The napkin curve and limits of economic policy

The napkin curve, formally known as the Laffer Curve, offers a simple illustration that lower taxes can boost government revenue through growth. In reality, it serves more as a political tool than a precise policy guide. Empirical evidence shows that in most advanced economies, tax cuts rarely fully offset lost revenue.

The Laffer Curve, informally called the napkin curve, gained prominence in the 1970s amid stagflation and public distrust of government. It posits that at a 0 percent tax rate, governments collect no revenue, while at 100 percent, incentives to work or invest vanish, also yielding zero revenue. An optimal rate in between supposedly maximizes collections.
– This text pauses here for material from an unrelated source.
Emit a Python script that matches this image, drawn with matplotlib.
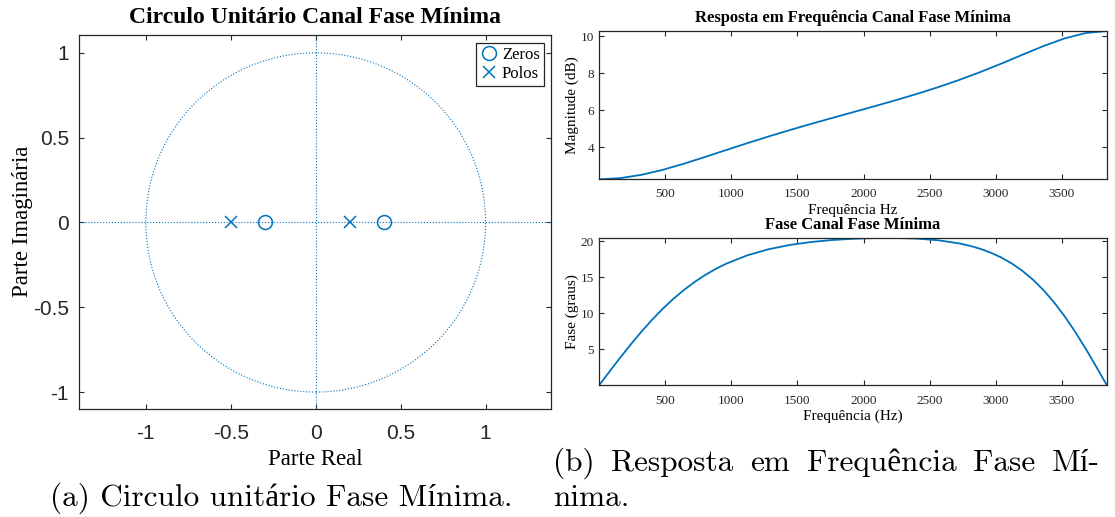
import numpy as np
import matplotlib
matplotlib.use("Agg")
import matplotlib.pyplot as plt
from matplotlib.patches import Circle

# Zeros e polos do canal de fase mínima
zeros_re = [-0.3, 0.4]
zeros_im = [0.0, 0.0]
polos_re = [-0.5, 0.2]
polos_im = [0.0, 0.0]

# Magnitude da resposta em frequência (dB)
freq_mag = [0, 160, 320, 480, 640, 800, 960, 1120, 1280, 1440, 1600, 1760, 1920,
            2080, 2240, 2400, 2560, 2720, 2880, 3040, 3200, 3360, 3520, 3680, 3840]
mag_db = [2.279, 2.341, 2.518, 2.786, 3.116, 3.480, 3.855, 4.226, 4.586, 4.931,
          5.263, 5.584, 5.900, 6.217, 6.541, 6.881, 7.243, 7.635, 8.061, 8.519,
          8.999, 9.470, 9.885, 10.176, 10.282]

# Fase (graus), mais pontos onde a curva dobra mais
freq_fase = [0, 80, 160, 240, 320, 400, 480, 560, 640, 720, 800, 880, 960,
             1120, 1280, 1440, 1600, 1760, 1920, 2080, 2240, 2400, 2560, 2720,
             2800, 2880, 2960, 3040, 3120, 3200, 3280, 3360, 3440, 3520, 3600,
             3680, 3760, 3840]
fase_graus = [0.0, 1.942, 3.850, 5.694, 7.448, 9.089, 10.604, 11.983, 13.224,
              14.328, 15.300, 16.148, 16.883,
              18.053, 18.896, 19.491, 19.902, 20.180, 20.357, 20.453, 20.467,
              20.382, 20.158, 19.724,
              19.398, 18.977, 18.440, 17.768, 16.934, 15.915, 14.688, 13.233,
              11.537, 9.599, 7.435, 5.077, 2.576, 0.0]

pz_ticks = [-1, -0.5, 0, 0.5, 1]
pz_ticklabels = ['-1', '-0.5', '0', '0.5', '1']
freq_ticks = [500, 1000, 1500, 2000, 2500, 3000, 3500]

azul = '#0072BD'
cinza = '#262626'
serif = 'Liberation Serif'
cm = ['cmr10', 'Liberation Serif']

plt.rcParams['font.family'] = serif
plt.rcParams['axes.unicode_minus'] = False

W, H = 1115, 517
fig = plt.figure(figsize=(W / 100, H / 100), dpi=100)

ax_pz = fig.add_axes([0.0706, 0.2095, 0.4236, 0.7234])
ax_mag = fig.add_axes([0.5372, 0.6532, 0.4556, 0.2868])
ax_fase = fig.add_axes([0.5372, 0.2544, 0.4556, 0.2853])

for ax in (ax_pz, ax_mag, ax_fase):
    ax.tick_params(direction='in', top=True, right=True, length=3.8,
                   width=0.8, colors=cinza)
    for s in ax.spines.values():
        s.set_linewidth(0.9)
        s.set_color(cinza)

# ---- diagrama de polos e zeros ----
ax_pz.add_patch(Circle((0, 0), 1, fill=False, ls=':', lw=0.8, color=azul))
ax_pz.axhline(0, ls=':', lw=0.8, color=azul)
ax_pz.axvline(0, ls=':', lw=0.8, color=azul)
ax_pz.plot(zeros_re, zeros_im, 'o', ls='none', mfc='none', mec=azul, ms=10,
           mew=1.1, label='Zeros')
ax_pz.plot(polos_re, polos_im, 'x', ls='none', color=azul, ms=8, mew=1.1,
           label='Polos')
ax_pz.set_xlim(-1.395, 1.385)
ax_pz.set_ylim(-1.098, 1.107)
ax_pz.set_xticks(pz_ticks)
ax_pz.set_yticks(pz_ticks)
ax_pz.set_xticklabels(pz_ticklabels, family='Liberation Sans', fontsize=15)
ax_pz.set_yticklabels(pz_ticklabels, family='Liberation Sans', fontsize=15)
ax_pz.tick_params(axis='x', pad=11)
ax_pz.tick_params(axis='y', pad=7)
ax_pz.set_xlabel('Parte Real', fontsize=16.5)
ax_pz.set_ylabel('Parte Imaginária', fontsize=16.5)
ax_pz.xaxis.label.set_va('center')
ax_pz.yaxis.label.set_va('center')
ax_pz.xaxis.set_label_coords(0.5, -0.135)
ax_pz.yaxis.set_label_coords(-0.118, 0.5)
ax_pz.text(0.5, 1.045, 'Circulo Unitário Canal Fase Mínima', transform=ax_pz.transAxes,
           ha='center', va='center', fontsize=17, fontweight='bold')
leg = ax_pz.legend(loc='upper right', bbox_to_anchor=(0.985, 0.978), borderaxespad=0,
                   fontsize=12, fancybox=False, edgecolor=cinza, framealpha=1,
                   handlelength=1.0, handletextpad=0.3, borderpad=0.25,
                   labelspacing=0.15)
leg.get_frame().set_linewidth(0.9)

# ---- magnitude ----
ax_mag.plot(freq_mag, mag_db, color=azul, lw=1.3)
ax_mag.set_xlim(freq_mag[0], freq_mag[-1])
ax_mag.set_ylim(min(mag_db), max(mag_db))
ax_mag.set_xticks(freq_ticks)
ax_mag.set_yticks([4, 6, 8, 10])
ax_mag.set_xlabel('Frequência Hz', fontsize=11)
ax_mag.set_ylabel('Magnitude (dB)', fontsize=11)
ax_mag.text(0.5, 1.088, 'Resposta em Frequência Canal Fase Mínima',
            transform=ax_mag.transAxes, ha='center', va='center',
            fontsize=12, fontweight='bold')

# ---- fase ----
ax_fase.plot(freq_fase, fase_graus, color=azul, lw=1.3)
ax_fase.set_xlim(freq_fase[0], freq_fase[-1])
ax_fase.set_ylim(min(fase_graus), max(fase_graus))
ax_fase.set_xticks(freq_ticks)
ax_fase.set_yticks([5, 10, 15, 20])
ax_fase.set_xlabel('Frequência (Hz)', fontsize=11)
ax_fase.set_ylabel('Fase (graus)', fontsize=11)
ax_fase.text(0.5, 1.088, 'Fase Canal Fase Mínima', transform=ax_fase.transAxes,
             ha='center', va='center', fontsize=12, fontweight='bold')

for ax in (ax_mag, ax_fase):
    ax.tick_params(labelsize=9.5)
    ax.tick_params(axis='x', pad=6.5)
    ax.tick_params(axis='y', pad=3.6)
    ax.xaxis.label.set_va('center')
    ax.yaxis.label.set_va('center')
    ax.xaxis.set_label_coords(0.5, -0.21)
    ax.yaxis.set_label_coords(-0.052, 0.5)

# ---- legendas das subfiguras ----
fs_cap = 22.5
fig.text(281 / W, (H - 506) / H, '(a) Circulo unitário Fase Mínima.',
         ha='center', va='baseline', fontsize=fs_cap, family=cm)

# primeira linha da legenda (b) justificada entre x0 e x1
renderer = fig.canvas.get_renderer()
palavras = ['(b)', 'Resposta', 'em', 'Frequência', 'Fase', 'Mí-']
textos = [fig.text(0, (H - 471) / H, p, va='baseline', fontsize=fs_cap, family=cm)
          for p in palavras]
larguras = [t.get_window_extent(renderer).width for t in textos]
x0, x1 = 553, 1100
gap = (x1 - x0 - sum(larguras)) / (len(palavras) - 1)
x = x0
for t, w in zip(textos, larguras):
    t.set_x(x / W)
    x += w + gap
fig.text(x0 / W, (H - 506) / H, 'nima.', va='baseline', fontsize=fs_cap, family=cm)

fig.savefig('out.png', dpi=100)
In practice, tax cuts increase revenue only if rates exceed this peak; below it, they shrink revenue and widen deficits. Studies indicate that in most advanced economies today, rates sit below this threshold. Thus, while cuts may spur modest, uneven growth, they seldom cover their costs, with effects often dwarfed by revenue losses.

Politically, the curve proves handy, as tax cut proponents cite it across contexts, assuming rates are too high without proof. Economic behavior hinges not just on taxes but on education, infrastructure, health, legal stability, and social trust. The curve sidesteps moral and distributional issues, treating taxation as a mere efficiency puzzle rather than a choice on fairness and public goods.

Ultimately, it appeals psychologically by implying no tough trade-offs—cut taxes, grow the economy, balance budgets. Yet policy demands realism: incentives matter, but systems thinking, evaluating taxes with spending, regulations, and investments, yields better results. The curve suits a napkin sketch but not comprehensive governance.